§ **Dataset records**:
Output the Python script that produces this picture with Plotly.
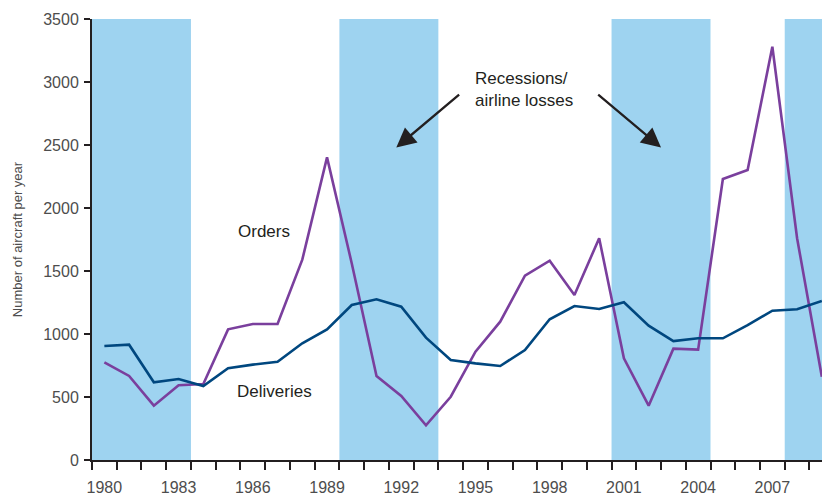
import plotly.graph_objects as go

# data
years = list(range(1980, 2010))
deliveries = [905, 915, 617, 643, 587, 728, 757, 780, 926, 1037,
              1230, 1275, 1217, 971, 794, 767, 746, 873, 1117, 1222,
              1198, 1252, 1066, 944, 966, 966, 1071, 1185, 1196, 1262]
orders = [775, 667, 431, 593, 603, 1037, 1079, 1079, 1590, 2402,
          1560, 667, 508, 275, 502, 860, 1098, 1463, 1582, 1310,
          1760, 807, 431, 884, 876, 2230, 2302, 3280, 1760, 661]

# recession / airline-loss periods (first year, last year)
recessions = [(1980, 1983), (1990, 1993), (2001, 2004), (2008, 2009)]

x_labels = list(range(1980, 2008, 3))
y_ticks = list(range(0, 3501, 500))

DARK = "#231f20"
GREY = "#4d4d4d"
FONT = "Liberation Sans, Arial, sans-serif"

fig = go.Figure()

for start, end in recessions:
    fig.add_vrect(x0=start - 0.5, x1=end + 0.5, fillcolor="#9ed3f0",
                  line_width=0, layer="below", opacity=1)

fig.add_trace(go.Scatter(x=years, y=orders, mode="lines", name="Orders",
                         line=dict(color="#7a3f9d", width=2.6)))
fig.add_trace(go.Scatter(x=years, y=deliveries, mode="lines", name="Deliveries",
                         line=dict(color="#00477f", width=2.6)))

fig.add_annotation(x=1986.46, y=1817, text="Orders", showarrow=False,
                   font=dict(size=17, color=DARK))
fig.add_annotation(x=1986.86, y=544, text="Deliveries", showarrow=False,
                   font=dict(size=17, color=DARK))
fig.add_annotation(x=1994.9, y=2940, text="Recessions/<br>airline losses",
                   showarrow=False, align="left", xanchor="left",
                   font=dict(size=17, color=DARK))

# arrows pointing into the recession bands
fig.add_annotation(x=1991.8, y=2480, ax=1994.4, ay=2910, xref="x", yref="y",
                   axref="x", ayref="y", text="", showarrow=True,
                   arrowhead=2, arrowsize=1.7, arrowwidth=2.3, arrowcolor=DARK)
fig.add_annotation(x=2002.5, y=2480, ax=1999.9, ay=2910, xref="x", yref="y",
                   axref="x", ayref="y", text="", showarrow=True,
                   arrowhead=2, arrowsize=1.7, arrowwidth=2.3, arrowcolor=DARK)

# the page body has an 8px margin, so the figure is 8px smaller and shifted
fig.update_layout(
    width=822, height=487,
    margin=dict(l=84, r=0, t=11, b=35),
    plot_bgcolor="white", paper_bgcolor="white",
    showlegend=False,
    font=dict(family=FONT, color=GREY),
    xaxis=dict(
        range=[1979.5, 2009.33], showgrid=False, zeroline=False,
        showline=True, linecolor=DARK, linewidth=2, automargin=False,
        tickmode="array", tickvals=x_labels, ticks="",
        ticklabelstandoff=12,
        tickfont=dict(size=16, color=GREY),
        minor=dict(tickmode="linear", tick0=1979.5, dtick=1, ticks="outside",
                   ticklen=8, tickwidth=2, tickcolor=DARK),
    ),
    yaxis=dict(
        range=[0, 3500], showgrid=False, zeroline=False,
        showline=True, linecolor=DARK, linewidth=2, automargin=False,
        tickmode="array", tickvals=y_ticks, ticks="outside",
        ticklen=6, tickwidth=2, tickcolor=DARK,
        ticklabelstandoff=2,
        tickfont=dict(size=16, color=GREY),
        title=dict(text="Number of aircraft per year", standoff=18,
                   font=dict(size=13, color=GREY)),
    ),
)

fig.write_html("out.html")
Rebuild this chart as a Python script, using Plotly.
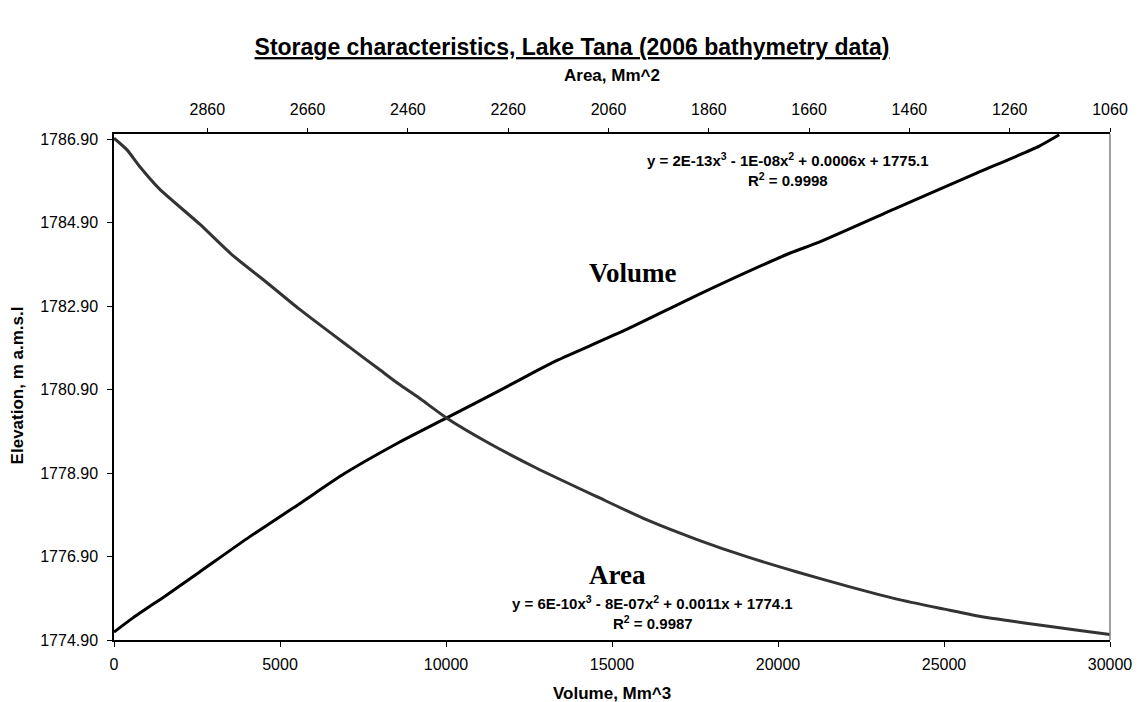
import plotly.graph_objects as go

# ---- data ----
volume = [0, 570, 1590, 2580, 4080, 5580, 6930, 8580, 10020, 11580, 12780, 13380,
          15390, 17700, 20370, 21180, 23580, 25980, 27870, 28470]
volume_elev = [1775.09, 1775.43, 1775.98, 1776.53, 1777.37, 1778.16, 1778.88, 1779.63,
               1780.22, 1780.86, 1781.37, 1781.61, 1782.32, 1783.21, 1784.17, 1784.41,
               1785.25, 1786.08, 1786.73, 1787.00]

area = [3046, 3020, 2994, 2955, 2875, 2810, 2742, 2677, 2577, 2518, 2478, 2438, 2383,
        2299, 2204, 2081, 1982, 1882, 1783, 1684, 1584, 1485, 1390, 1312, 1261, 1201,
        1128, 1060]
area_elev = [1786.92, 1786.64, 1786.23, 1785.70, 1784.86, 1784.12, 1783.47, 1782.83,
             1781.92, 1781.39, 1781.03, 1780.70, 1780.22, 1779.62, 1779.02, 1778.32,
             1777.77, 1777.30, 1776.89, 1776.53, 1776.19, 1775.88, 1775.64, 1775.45,
             1775.36, 1775.26, 1775.14, 1775.03]

volume_ticks = [0, 5000, 10000, 15000, 20000, 25000, 30000]
area_ticks = [1060, 1260, 1460, 1660, 1860, 2060, 2260, 2460, 2660, 2860]
elev_ticks = [1774.9, 1776.9, 1778.9, 1780.9, 1782.9, 1784.9, 1786.9]

title_text = "Storage characteristics, Lake Tana (2006 bathymetry data)"
eq_volume = "y = 2E-13x<sup>3</sup> - 1E-08x<sup>2</sup> + 0.0006x + 1775.1"
r2_volume = "R<sup>2</sup> = 0.9998"
eq_area = "y = 6E-10x<sup>3</sup> - 8E-07x<sup>2</sup> + 0.0011x + 1774.1"
r2_area = "R<sup>2</sup> = 0.9987"

SANS = "Liberation Sans, Arial, sans-serif"
SERIF = "Liberation Serif, Times New Roman, serif"

fig = go.Figure()
fig.add_trace(go.Scatter(x=volume, y=volume_elev, mode="lines",
                         line=dict(color="#000000", width=3, shape="spline", smoothing=0.6),
                         xaxis="x", yaxis="y", name="Volume", showlegend=False))
fig.add_trace(go.Scatter(x=area, y=area_elev, mode="lines",
                         line=dict(color="#333333", width=3, shape="spline", smoothing=0.6),
                         xaxis="x2", yaxis="y", name="Area", showlegend=False))

W, H = 1144, 702
L, R, T, B = 114, 1114, 134, 640

axis_common = dict(showgrid=False, zeroline=False, showline=True, linecolor="#000000",
                   linewidth=1.5, ticks="outside", tickcolor="#000000", tickwidth=1,
                   tickfont=dict(family=SANS, size=16, color="#000000"))

fig.update_layout(
    width=W, height=H,
    margin=dict(l=L, r=W - R, t=T, b=H - B),
    paper_bgcolor="white", plot_bgcolor="white",
    title=dict(text="<b><u>" + title_text + "</u></b>", x=0.5, xref="container",
               xanchor="center", y=1 - 47 / H, yref="container", yanchor="middle",
               font=dict(family=SANS, size=23, color="#000000")),
    xaxis=dict(range=[0, 30000], tickvals=volume_ticks,
               ticktext=[str(v) for v in volume_ticks], ticklen=5,
               ticklabelstandoff=4, **axis_common),
    xaxis2=dict(range=[3046, 1060], tickvals=area_ticks,
                ticktext=[str(v) for v in area_ticks], overlaying="x", side="top",
                ticklen=4, ticklabelstandoff=7, **axis_common),
    yaxis=dict(range=[1774.9, 1787.02], tickvals=elev_ticks,
               ticktext=["%.2f" % v for v in elev_ticks],
               ticklen=5, ticklabelstandoff=6, **axis_common),
    showlegend=False,
)

fig.add_shape(type="line", xref="paper", yref="paper", x0=1, x1=1, y0=0, y1=1,
              line=dict(color="#808080", width=1.5))

anns = [
    dict(text="<b>Area, Mm^2</b>", x=614, y=75, size=17, fam=SANS),
    dict(text="<b>Volume, Mm^3</b>", x=614, y=693, size=17, fam=SANS),
    dict(text="<b>" + eq_volume + "</b>", x=791, y=159, size=15, fam=SANS),
    dict(text="<b>" + r2_volume + "</b>", x=791, y=179, size=15, fam=SANS),
    dict(text="<b>" + eq_area + "</b>", x=655, y=602, size=15, fam=SANS),
    dict(text="<b>" + r2_area + "</b>", x=655, y=622, size=15, fam=SANS),
    dict(text="<b>Volume</b>", x=635, y=273, size=27, fam=SERIF),
    dict(text="<b>Area</b>", x=620, y=575, size=27, fam=SERIF),
]
for a in anns:
    fig.add_annotation(text=a["text"], xref="paper", yref="paper",
                       x=(a["x"] - L) / (R - L), y=(B - a["y"]) / (B - T),
                       xanchor="center", yanchor="middle", showarrow=False,
                       font=dict(family=a["fam"], size=a["size"], color="#000000"))

fig.add_annotation(text="<b>Elevation, m a.m.s.l</b>", xref="paper", yref="paper",
                   x=(17 - L) / (R - L), y=(B - 385) / (B - T), textangle=-90,
                   xanchor="center", yanchor="middle", showarrow=False,
                   font=dict(family=SANS, size=17, color="#000000"))

fig.write_html("out.html")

§ **What is needed**: From the records above, quote word for word only the lines beginning at the line that has "Rebuild this chart" and stopping after the line that has "L, R, T, B = 114, 1114, 134, 640". Omit the pictures.

§ **The result**:
Rebuild this chart as a Python script, using Plotly.
import plotly.graph_objects as go

# ---- data ----
volume = [0, 570, 1590, 2580, 4080, 5580, 6930, 8580, 10020, 11580, 12780, 13380,
          15390, 17700, 20370, 21180, 23580, 25980, 27870, 28470]
volume_elev = [1775.09, 1775.43, 1775.98, 1776.53, 1777.37, 1778.16, 1778.88, 1779.63,
               1780.22, 1780.86, 1781.37, 1781.61, 1782.32, 1783.21, 1784.17, 1784.41,
               1785.25, 1786.08, 1786.73, 1787.00]

area = [3046, 3020, 2994, 2955, 2875, 2810, 2742, 2677, 2577, 2518, 2478, 2438, 2383,
        2299, 2204, 2081, 1982, 1882, 1783, 1684, 1584, 1485, 1390, 1312, 1261, 1201,
        1128, 1060]
area_elev = [1786.92, 1786.64, 1786.23, 1785.70, 1784.86, 1784.12, 1783.47, 1782.83,
             1781.92, 1781.39, 1781.03, 1780.70, 1780.22, 1779.62, 1779.02, 1778.32,
             1777.77, 1777.30, 1776.89, 1776.53, 1776.19, 1775.88, 1775.64, 1775.45,
             1775.36, 1775.26, 1775.14, 1775.03]

volume_ticks = [0, 5000, 10000, 15000, 20000, 25000, 30000]
area_ticks = [1060, 1260, 1460, 1660, 1860, 2060, 2260, 2460, 2660, 2860]
elev_ticks = [1774.9, 1776.9, 1778.9, 1780.9, 1782.9, 1784.9, 1786.9]

title_text = "Storage characteristics, Lake Tana (2006 bathymetry data)"
eq_volume = "y = 2E-13x<sup>3</sup> - 1E-08x<sup>2</sup> + 0.0006x + 1775.1"
r2_volume = "R<sup>2</sup> = 0.9998"
eq_area = "y = 6E-10x<sup>3</sup> - 8E-07x<sup>2</sup> + 0.0011x + 1774.1"
r2_area = "R<sup>2</sup> = 0.9987"

SANS = "Liberation Sans, Arial, sans-serif"
SERIF = "Liberation Serif, Times New Roman, serif"

fig = go.Figure()
fig.add_trace(go.Scatter(x=volume, y=volume_elev, mode="lines",
                         line=dict(color="#000000", width=3, shape="spline", smoothing=0.6),
                         xaxis="x", yaxis="y", name="Volume", showlegend=False))
fig.add_trace(go.Scatter(x=area, y=area_elev, mode="lines",
                         line=dict(color="#333333", width=3, shape="spline", smoothing=0.6),
                         xaxis="x2", yaxis="y", name="Area", showlegend=False))

W, H = 1144, 702
L, R, T, B = 114, 1114, 134, 640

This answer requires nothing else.